▸ **THE TASK**
Please set down exactly the lines of the listing below from the line containing "Give me the Plotly.js source for this chart." through the line containing "const panelLabels = ['HSGT", both lines included, leaving out all other lines.

▸ **SUPPLIED INFORMATION**
· · · · ·
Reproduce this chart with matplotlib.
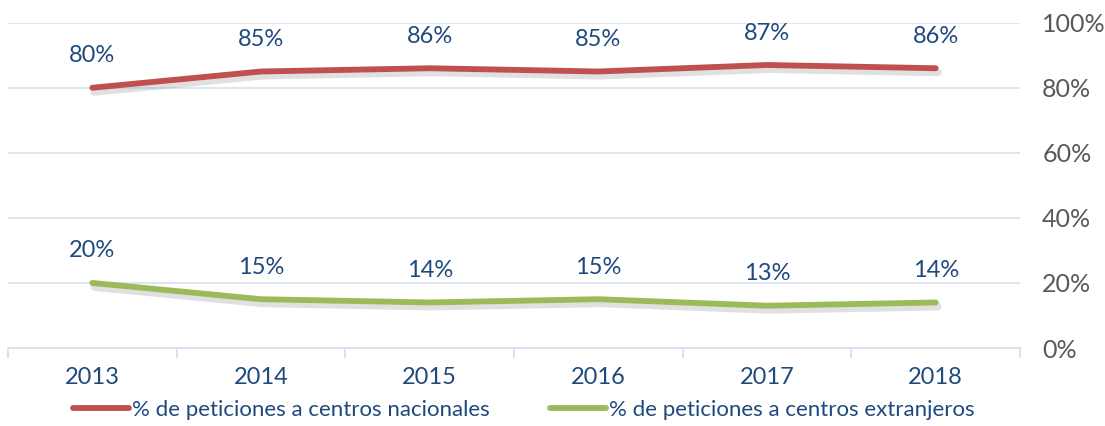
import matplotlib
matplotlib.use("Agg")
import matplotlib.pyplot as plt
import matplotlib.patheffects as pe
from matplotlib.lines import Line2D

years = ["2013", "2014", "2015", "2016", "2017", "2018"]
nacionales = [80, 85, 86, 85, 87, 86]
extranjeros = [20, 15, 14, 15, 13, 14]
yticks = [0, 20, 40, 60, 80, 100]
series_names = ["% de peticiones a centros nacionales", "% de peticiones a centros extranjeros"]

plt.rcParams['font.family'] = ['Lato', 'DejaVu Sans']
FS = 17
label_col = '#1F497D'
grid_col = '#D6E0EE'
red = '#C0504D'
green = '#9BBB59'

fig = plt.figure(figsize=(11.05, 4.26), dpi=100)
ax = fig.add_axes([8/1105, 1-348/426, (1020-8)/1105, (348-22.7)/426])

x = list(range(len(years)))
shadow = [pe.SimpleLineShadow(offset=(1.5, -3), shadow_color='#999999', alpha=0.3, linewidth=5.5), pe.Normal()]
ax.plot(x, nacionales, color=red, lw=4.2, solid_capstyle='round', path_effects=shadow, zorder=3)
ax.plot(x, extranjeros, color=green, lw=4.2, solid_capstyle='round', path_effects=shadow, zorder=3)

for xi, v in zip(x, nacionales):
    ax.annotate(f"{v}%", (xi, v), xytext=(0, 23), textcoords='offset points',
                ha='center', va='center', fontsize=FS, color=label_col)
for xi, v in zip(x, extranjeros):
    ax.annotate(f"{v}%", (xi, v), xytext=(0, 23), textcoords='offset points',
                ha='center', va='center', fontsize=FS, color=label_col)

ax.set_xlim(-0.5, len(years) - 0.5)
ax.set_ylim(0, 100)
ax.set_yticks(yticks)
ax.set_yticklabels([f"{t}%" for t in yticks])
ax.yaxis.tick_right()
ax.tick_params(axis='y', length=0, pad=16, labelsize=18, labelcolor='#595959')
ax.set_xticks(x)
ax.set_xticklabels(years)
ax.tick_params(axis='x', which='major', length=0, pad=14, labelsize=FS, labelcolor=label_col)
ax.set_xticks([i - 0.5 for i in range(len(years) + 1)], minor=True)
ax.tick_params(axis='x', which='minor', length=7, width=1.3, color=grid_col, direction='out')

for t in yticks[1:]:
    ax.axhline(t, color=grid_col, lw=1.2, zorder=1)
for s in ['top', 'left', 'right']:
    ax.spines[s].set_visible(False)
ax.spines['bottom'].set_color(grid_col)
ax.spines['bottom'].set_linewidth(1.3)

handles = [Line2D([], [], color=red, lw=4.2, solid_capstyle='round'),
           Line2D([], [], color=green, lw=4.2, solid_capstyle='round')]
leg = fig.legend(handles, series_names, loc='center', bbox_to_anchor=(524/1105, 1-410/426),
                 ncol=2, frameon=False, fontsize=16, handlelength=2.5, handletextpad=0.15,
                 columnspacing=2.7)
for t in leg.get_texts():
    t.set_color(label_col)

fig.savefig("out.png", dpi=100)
· · · · ·
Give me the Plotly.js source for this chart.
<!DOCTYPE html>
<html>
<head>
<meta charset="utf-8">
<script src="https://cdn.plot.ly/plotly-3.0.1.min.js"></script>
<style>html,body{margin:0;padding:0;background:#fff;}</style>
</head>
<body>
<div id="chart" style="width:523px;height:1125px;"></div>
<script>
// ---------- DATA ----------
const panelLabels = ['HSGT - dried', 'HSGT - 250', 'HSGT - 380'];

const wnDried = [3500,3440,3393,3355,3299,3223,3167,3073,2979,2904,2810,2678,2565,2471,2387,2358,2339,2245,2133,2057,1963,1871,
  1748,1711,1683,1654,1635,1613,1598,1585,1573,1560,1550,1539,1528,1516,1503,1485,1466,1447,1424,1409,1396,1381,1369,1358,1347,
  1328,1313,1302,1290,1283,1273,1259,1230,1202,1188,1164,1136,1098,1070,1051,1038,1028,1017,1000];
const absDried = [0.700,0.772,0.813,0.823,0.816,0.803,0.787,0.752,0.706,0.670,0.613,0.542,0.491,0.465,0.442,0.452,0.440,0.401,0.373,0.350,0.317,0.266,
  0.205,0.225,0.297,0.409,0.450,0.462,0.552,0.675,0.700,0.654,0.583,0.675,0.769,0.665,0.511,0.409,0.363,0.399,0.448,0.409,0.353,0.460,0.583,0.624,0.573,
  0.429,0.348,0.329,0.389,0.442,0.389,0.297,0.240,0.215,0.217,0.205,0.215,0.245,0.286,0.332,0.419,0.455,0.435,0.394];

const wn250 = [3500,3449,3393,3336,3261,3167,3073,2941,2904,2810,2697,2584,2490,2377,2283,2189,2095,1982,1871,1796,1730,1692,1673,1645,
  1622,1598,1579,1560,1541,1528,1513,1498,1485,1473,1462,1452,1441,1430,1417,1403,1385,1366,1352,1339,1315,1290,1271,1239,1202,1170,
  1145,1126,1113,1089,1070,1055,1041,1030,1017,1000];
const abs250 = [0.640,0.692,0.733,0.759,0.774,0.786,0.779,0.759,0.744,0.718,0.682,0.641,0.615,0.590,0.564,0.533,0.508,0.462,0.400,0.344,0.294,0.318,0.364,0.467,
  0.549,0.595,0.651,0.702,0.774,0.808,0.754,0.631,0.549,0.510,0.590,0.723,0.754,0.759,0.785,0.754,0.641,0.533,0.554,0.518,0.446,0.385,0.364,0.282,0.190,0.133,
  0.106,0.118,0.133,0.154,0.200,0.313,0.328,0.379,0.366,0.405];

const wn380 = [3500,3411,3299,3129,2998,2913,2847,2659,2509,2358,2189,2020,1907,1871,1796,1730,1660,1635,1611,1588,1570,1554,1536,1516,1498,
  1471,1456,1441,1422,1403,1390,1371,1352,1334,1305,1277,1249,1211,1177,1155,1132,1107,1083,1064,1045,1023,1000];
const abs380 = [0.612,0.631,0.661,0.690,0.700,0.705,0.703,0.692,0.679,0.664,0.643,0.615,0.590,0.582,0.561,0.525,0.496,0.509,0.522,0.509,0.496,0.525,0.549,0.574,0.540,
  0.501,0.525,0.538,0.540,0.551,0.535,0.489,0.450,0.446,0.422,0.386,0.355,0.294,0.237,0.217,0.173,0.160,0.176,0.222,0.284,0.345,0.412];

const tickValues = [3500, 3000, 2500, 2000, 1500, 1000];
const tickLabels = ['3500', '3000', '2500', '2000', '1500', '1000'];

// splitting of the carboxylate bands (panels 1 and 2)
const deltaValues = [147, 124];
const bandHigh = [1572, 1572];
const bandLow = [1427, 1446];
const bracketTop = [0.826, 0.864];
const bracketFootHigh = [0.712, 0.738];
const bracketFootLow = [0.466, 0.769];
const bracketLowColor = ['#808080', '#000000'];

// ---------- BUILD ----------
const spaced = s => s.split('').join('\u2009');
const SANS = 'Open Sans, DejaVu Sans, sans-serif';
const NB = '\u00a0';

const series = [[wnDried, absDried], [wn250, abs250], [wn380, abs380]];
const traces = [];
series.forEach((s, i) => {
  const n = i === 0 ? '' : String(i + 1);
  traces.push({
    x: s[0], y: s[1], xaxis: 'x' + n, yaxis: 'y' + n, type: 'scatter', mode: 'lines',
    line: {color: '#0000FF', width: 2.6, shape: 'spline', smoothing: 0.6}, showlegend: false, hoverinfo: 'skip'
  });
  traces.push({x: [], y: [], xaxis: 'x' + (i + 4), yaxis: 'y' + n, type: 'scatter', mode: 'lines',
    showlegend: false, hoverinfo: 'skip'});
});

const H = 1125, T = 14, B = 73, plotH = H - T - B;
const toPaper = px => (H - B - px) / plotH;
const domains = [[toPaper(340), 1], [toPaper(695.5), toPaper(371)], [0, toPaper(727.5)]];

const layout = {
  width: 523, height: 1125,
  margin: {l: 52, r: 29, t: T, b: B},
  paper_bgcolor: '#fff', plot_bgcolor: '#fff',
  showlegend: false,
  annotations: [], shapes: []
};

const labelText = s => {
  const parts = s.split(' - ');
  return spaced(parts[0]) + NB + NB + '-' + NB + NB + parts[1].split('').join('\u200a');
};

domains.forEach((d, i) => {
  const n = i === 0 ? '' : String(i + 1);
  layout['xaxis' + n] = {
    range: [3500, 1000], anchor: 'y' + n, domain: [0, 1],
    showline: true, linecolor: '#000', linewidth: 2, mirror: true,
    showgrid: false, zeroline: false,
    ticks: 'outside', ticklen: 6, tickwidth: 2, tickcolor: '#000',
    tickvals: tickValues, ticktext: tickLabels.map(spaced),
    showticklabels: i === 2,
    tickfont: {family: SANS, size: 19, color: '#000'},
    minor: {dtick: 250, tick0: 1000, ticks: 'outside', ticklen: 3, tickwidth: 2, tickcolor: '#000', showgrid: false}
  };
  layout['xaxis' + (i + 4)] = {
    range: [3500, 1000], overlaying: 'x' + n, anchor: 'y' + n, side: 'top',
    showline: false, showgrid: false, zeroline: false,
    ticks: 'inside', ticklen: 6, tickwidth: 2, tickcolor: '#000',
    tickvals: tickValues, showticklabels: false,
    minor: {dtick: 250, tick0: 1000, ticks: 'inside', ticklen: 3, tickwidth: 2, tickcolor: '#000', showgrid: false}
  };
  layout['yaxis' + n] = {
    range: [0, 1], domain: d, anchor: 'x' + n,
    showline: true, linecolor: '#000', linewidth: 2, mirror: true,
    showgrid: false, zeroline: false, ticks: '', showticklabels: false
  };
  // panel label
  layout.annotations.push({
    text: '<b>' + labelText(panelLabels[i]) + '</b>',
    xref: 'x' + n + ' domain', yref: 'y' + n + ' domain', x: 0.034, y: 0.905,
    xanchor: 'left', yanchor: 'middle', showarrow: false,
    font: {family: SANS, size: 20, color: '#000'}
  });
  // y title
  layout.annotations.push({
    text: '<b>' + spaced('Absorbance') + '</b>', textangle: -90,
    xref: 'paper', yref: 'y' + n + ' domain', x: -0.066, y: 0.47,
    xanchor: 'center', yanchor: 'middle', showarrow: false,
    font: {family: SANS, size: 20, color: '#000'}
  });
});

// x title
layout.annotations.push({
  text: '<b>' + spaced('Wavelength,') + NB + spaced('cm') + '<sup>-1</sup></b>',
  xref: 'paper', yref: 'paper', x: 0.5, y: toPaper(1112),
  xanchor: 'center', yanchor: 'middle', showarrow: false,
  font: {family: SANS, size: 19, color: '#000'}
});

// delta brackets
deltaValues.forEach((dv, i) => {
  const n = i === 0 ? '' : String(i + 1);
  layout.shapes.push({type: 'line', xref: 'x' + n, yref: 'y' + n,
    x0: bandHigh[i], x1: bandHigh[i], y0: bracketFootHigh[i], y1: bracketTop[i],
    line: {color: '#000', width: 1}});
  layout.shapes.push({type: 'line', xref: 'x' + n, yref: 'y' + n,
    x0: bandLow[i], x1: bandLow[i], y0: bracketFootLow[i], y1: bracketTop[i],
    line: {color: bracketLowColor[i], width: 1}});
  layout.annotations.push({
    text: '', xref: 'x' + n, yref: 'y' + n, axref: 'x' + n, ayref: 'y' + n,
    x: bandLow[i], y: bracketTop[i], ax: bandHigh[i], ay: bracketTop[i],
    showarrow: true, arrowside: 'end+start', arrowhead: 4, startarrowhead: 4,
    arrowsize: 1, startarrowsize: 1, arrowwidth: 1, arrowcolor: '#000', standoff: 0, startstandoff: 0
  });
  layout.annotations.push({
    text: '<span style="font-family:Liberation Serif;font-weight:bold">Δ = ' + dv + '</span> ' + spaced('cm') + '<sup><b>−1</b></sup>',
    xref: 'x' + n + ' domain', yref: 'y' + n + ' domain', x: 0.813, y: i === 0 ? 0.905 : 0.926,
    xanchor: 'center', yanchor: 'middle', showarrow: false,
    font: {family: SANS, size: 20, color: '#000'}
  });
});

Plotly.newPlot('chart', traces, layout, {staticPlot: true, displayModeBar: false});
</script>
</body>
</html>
· · · · ·
▸ **ANSWER IN FULL**
Give me the Plotly.js source for this chart.
<!DOCTYPE html>
<html>
<head>
<meta charset="utf-8">
<script src="https://cdn.plot.ly/plotly-3.0.1.min.js"></script>
<style>html,body{margin:0;padding:0;background:#fff;}</style>
</head>
<body>
<div id="chart" style="width:523px;height:1125px;"></div>
<script>
// ---------- DATA ----------
const panelLabels = ['HSGT - dried', 'HSGT - 250', 'HSGT - 380'];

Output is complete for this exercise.